# Show the taxican norm is lipschitz equivalent to the Euclidean norm

• Nov 7th 2009, 02:50 AM
phillips101
Show the taxican norm is lipschitz equivalent to the Euclidean norm
What it says in the title. (Aside from the fact 'taxican' should be read as 'taxicab').

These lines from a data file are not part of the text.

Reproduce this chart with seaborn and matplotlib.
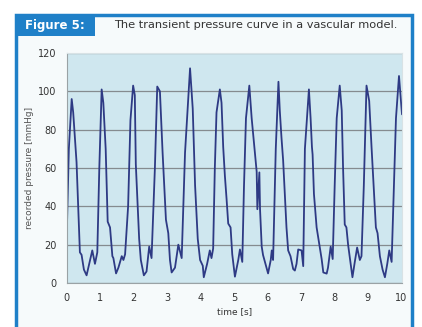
import seaborn as sns
import matplotlib.pyplot as plt
from matplotlib.patches import Rectangle
import pandas as pd

# Datos (tiempo en s, presion en mmHg)
tiempo = [0.00, 0.07, 0.155, 0.20, 0.30, 0.40, 0.45, 0.52, 0.60, 0.68, 0.77, 0.85, 0.92, 0.98,
          1.05, 1.10, 1.17, 1.23, 1.30, 1.37, 1.40, 1.48, 1.55, 1.65, 1.70, 1.75, 1.84, 1.91,
          1.99, 2.04, 2.07, 2.17, 2.22, 2.31, 2.39, 2.47, 2.54, 2.64,
          2.71, 2.79, 2.87, 2.97, 3.04, 3.09, 3.14, 3.24, 3.34, 3.44, 3.54,
          3.69, 3.77, 3.84, 3.92, 3.99, 4.07, 4.10, 4.20, 4.28, 4.33, 4.38, 4.43, 4.48,
          4.58, 4.63, 4.68, 4.73, 4.78, 4.83, 4.90, 4.95, 5.03, 5.13, 5.18, 5.25, 5.30, 5.36,
          5.46, 5.53, 5.61, 5.68, 5.70, 5.76, 5.78, 5.83, 5.87, 6.02, 6.10, 6.13, 6.17, 6.25,
          6.33, 6.37, 6.42, 6.47, 6.52, 6.57, 6.62, 6.69, 6.77, 6.82, 6.87, 6.92, 7.02, 7.07, 7.12,
          7.24, 7.29, 7.33, 7.35, 7.39, 7.47, 7.55, 7.62, 7.67, 7.77, 7.81, 7.89, 7.95, 8.01, 8.07,
          8.16, 8.22, 8.26, 8.31, 8.36, 8.41, 8.48, 8.54, 8.61, 8.68, 8.76, 8.81, 8.88,
          8.96, 9.04, 9.11, 9.16, 9.24, 9.29, 9.36, 9.44, 9.51, 9.58, 9.64, 9.71, 9.78, 9.84,
          9.93, 9.99, 10.02]
presion = [20, 70, 96, 89, 63, 16, 14.7, 7, 4, 10, 17, 10, 16, 60,
           101, 94, 70, 32, 29, 14, 13, 5, 8, 14, 12, 15, 40, 85,
           103, 98, 62, 23, 12, 4, 6, 19, 13, 60,
           102.5, 100, 68, 33, 26, 12, 5.5, 8, 20, 13, 68,
           112, 91, 51, 23, 12, 9, 3, 10, 17, 13, 18, 60, 89,
           101, 94, 71, 56, 44, 31, 29, 15, 3.3, 12, 17.5, 11, 50, 86,
           103, 86, 71, 58, 38.5, 57.7, 38.5, 19, 14.6, 5, 12, 17, 12, 70,
           105, 90, 76, 64, 46.5, 29, 17, 14, 7.3, 6.5, 10, 17.5, 17, 8.8, 70,
           101, 86, 71, 67, 46.5, 29, 20, 12.5, 5.5, 4.9, 8, 19, 12.5, 51, 86,
           103, 90, 60, 30.5, 29, 20, 11, 3, 11, 18.5, 12, 14, 51,
           103, 95, 71, 55, 29, 26, 14, 7, 3, 10, 17, 11, 51, 86,
           108, 95, 88]

xticks = list(range(0, 11))
yticks = [0, 20, 40, 60, 80, 100, 120]

titulo = "The transient pressure curve in a vascular model."
etiqueta_fig = "Figure 5:"

azul = '#1f80c8'

sns.set_style("whitegrid", {"axes.facecolor": "#cfe7ef", "grid.color": "#858b8f",
                            "axes.edgecolor": "#a9b0b3"})

df = pd.DataFrame({"t": tiempo, "p": presion})

fig = plt.figure(figsize=(4.22, 3.27), dpi=100)
fig.patch.set_facecolor('white')

# marco azul y cabecera
fig.patches.append(Rectangle((16 / 422, -0.05), (396 / 422), 1.05 - 15 / 327,
                             transform=fig.transFigure, facecolor='#f6fafb',
                             edgecolor=azul, linewidth=2.5, zorder=-2))
fig.patches.append(Rectangle((16 / 422, 1 - 36 / 327), 79 / 422, 21 / 327,
                             transform=fig.transFigure, facecolor=azul,
                             edgecolor=azul, linewidth=0, zorder=-1))
fig.text(55 / 422, 1 - 25.5 / 327, etiqueta_fig, color='white', fontsize=8.5,
         fontweight='bold', ha='center', va='center')
fig.text(256 / 422, 1 - 25.5 / 327, titulo, color='#333333', fontsize=8.2,
         ha='center', va='center')

ax = fig.add_axes([66.5 / 422, 1 - 283 / 327, (402 - 66.5) / 422, (283 - 53) / 327])
ax.set_zorder(3)
sns.lineplot(data=df, x="t", y="p", ax=ax, color='#2e3a84', linewidth=1.3)

ax.set_xlim(0, 10.02)
ax.set_ylim(0, 120)
ax.set_xticks(xticks)
ax.set_yticks(yticks)
ax.grid(axis='x', visible=False)
ax.grid(axis='y', linewidth=0.9)
ax.tick_params(axis='both', labelsize=7, colors='#333333', length=3, width=0.6,
               direction='out', pad=4)
ax.tick_params(axis='both', color='#999999')
ax.set_xlabel("time [s]", fontsize=6.5, color='#333333', labelpad=3)
ax.set_ylabel("recorded pressure [mmHg]", fontsize=6.5, color='#555555', labelpad=3)
for s in ['top', 'right']:
    ax.spines[s].set_color('#d8e2e5')
for s in ['left', 'bottom']:
    ax.spines[s].set_color('#9aa2a5')

fig.savefig("out.png", dpi=100)
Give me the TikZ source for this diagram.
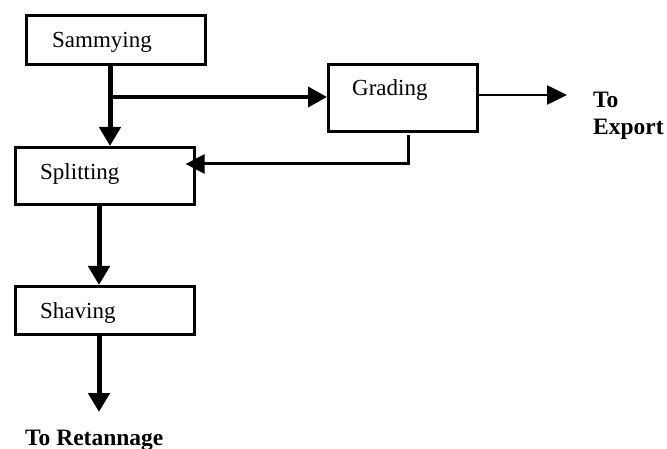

It's obvious that the taxicab norm is always larger than the Euclidean norm, but I can't find a constant such that h*taxicab norm is always less than the Euclidean norm.

Help? :(

Thanks
• Nov 7th 2009, 11:50 AM
Abu-Khalil
By taxicab you mean $\sup x_i$?
• Nov 7th 2009, 12:13 PM
Opalg
Quote:

Originally Posted by phillips101
What it says in the title. (Aside from the fact 'taxican' should be read as 'taxicab').

It's obvious that the taxicab norm is always larger than the Euclidean norm, but I can't find a constant such that h*taxicab norm is always less than the Euclidean norm.

Assuming that this is in 2-dimensional space, if $x = (x_1,x_2)$ then the taxicab norm of x is $\|x\|_1 = |x_1|+|x_2|$. If $\|x\|_2 = \sqrt{x_1^2+x_2^2}$ is the euclidean norm then $\|x\|_1^2 = \bigl(|x_1| + |x_2|\bigr)^2\leqslant2(|x_1|^2 + |x_2|^2) = 2\|x\|_2^2$ (Cauchy–Schwarz inequality). So $\|x\|_1\leqslant\sqrt2\|x\|_2$. (In n-dimensional space, the √2 becomes √n.)